Researchers often report r values between exercise frequency and blood pressure. A negative correlation (r = -0.45) means more exercise links to lower blood pressure.

Finance

Portfolio managers track correlations between asset classes. When r approaches +1, assets move together. When r approaches -1, they move in opposite directions. This matters for diversification.

Interpreting Statistical Significance

An r value means nothing without checking if it's statistically significant. A weak r = 0.2 with 500 observations might be significant. A strong r = 0.7 with only 8 observations might not be.
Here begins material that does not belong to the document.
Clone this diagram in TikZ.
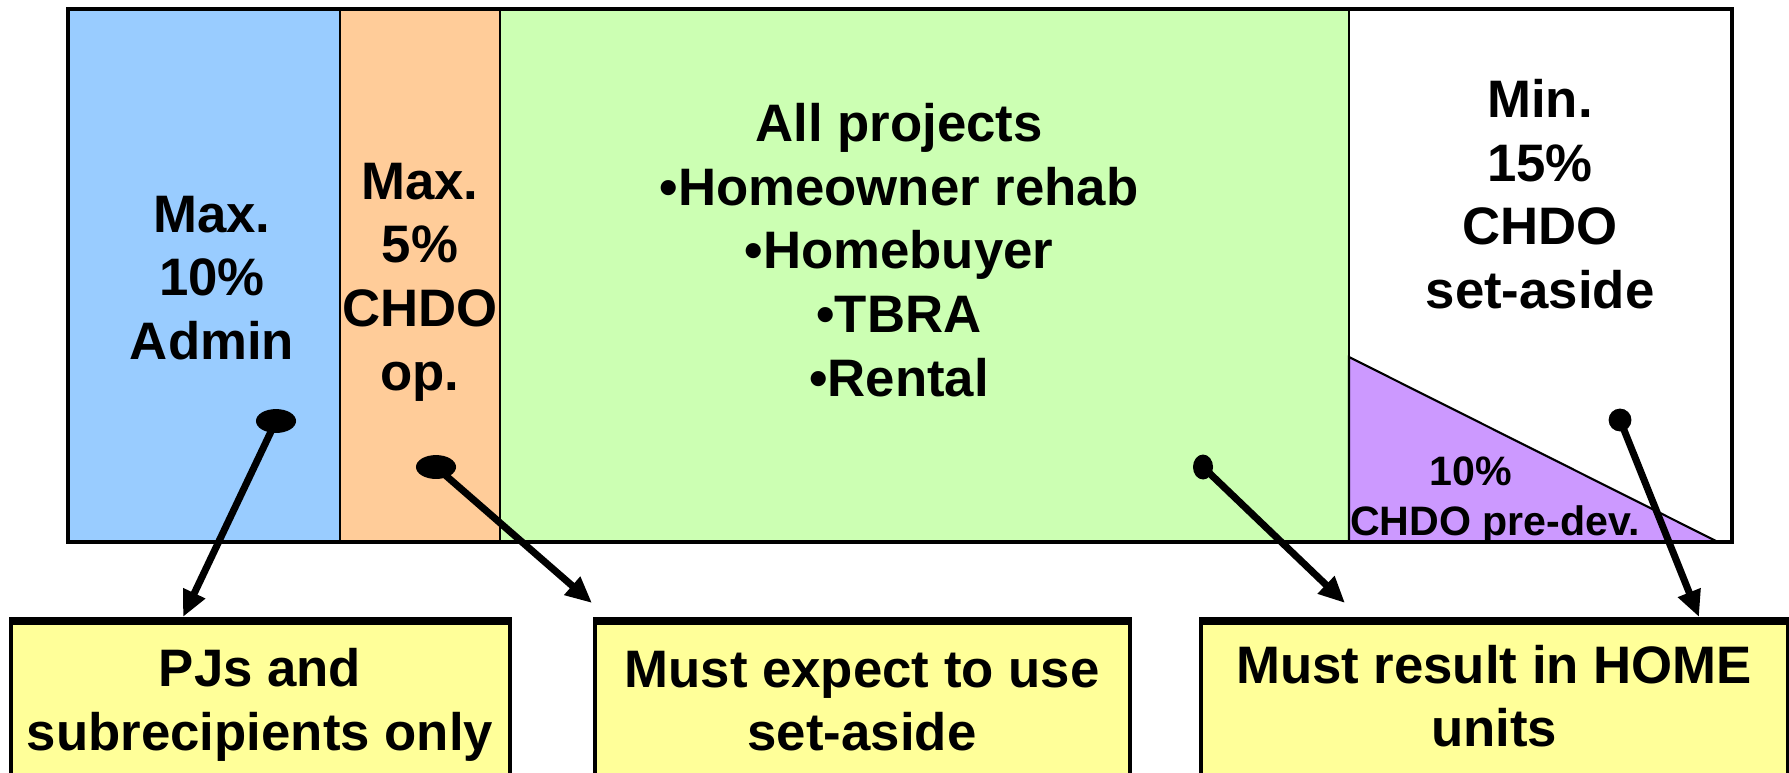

Check the p-value. If p < 0.05, the correlation is unlikely to be zero in the population. Most statistical software reports this automatically.

Also look at the coefficient of determination (r²). This tells you what percentage of variance in one variable is explained by the other. An r = 0.8 means r² = 0.64, so 64% of the variance is shared.

Quick Reference Table

Situation	Recommended Action
Normal data, linear relationship	Use Pearson r
Skewed data or outliers	Use Spearman ρ
One variable is categorical	Use point-biserial correlation
Need to predict, not just measure	Use regression analysis

The Bottom Line

The coefficient of correlation is a useful starting point for understanding relationships between variables. It's simple, interpretable, and widely supported in every statistical tool.

But it's limited. It ignores non-linear patterns, doesn't imply causation, and can be distorted by outliers or small samples.

Always visualize your data first. The coefficient of correlation is a summary number—it can't replace seeing the actual pattern in a scatter plot.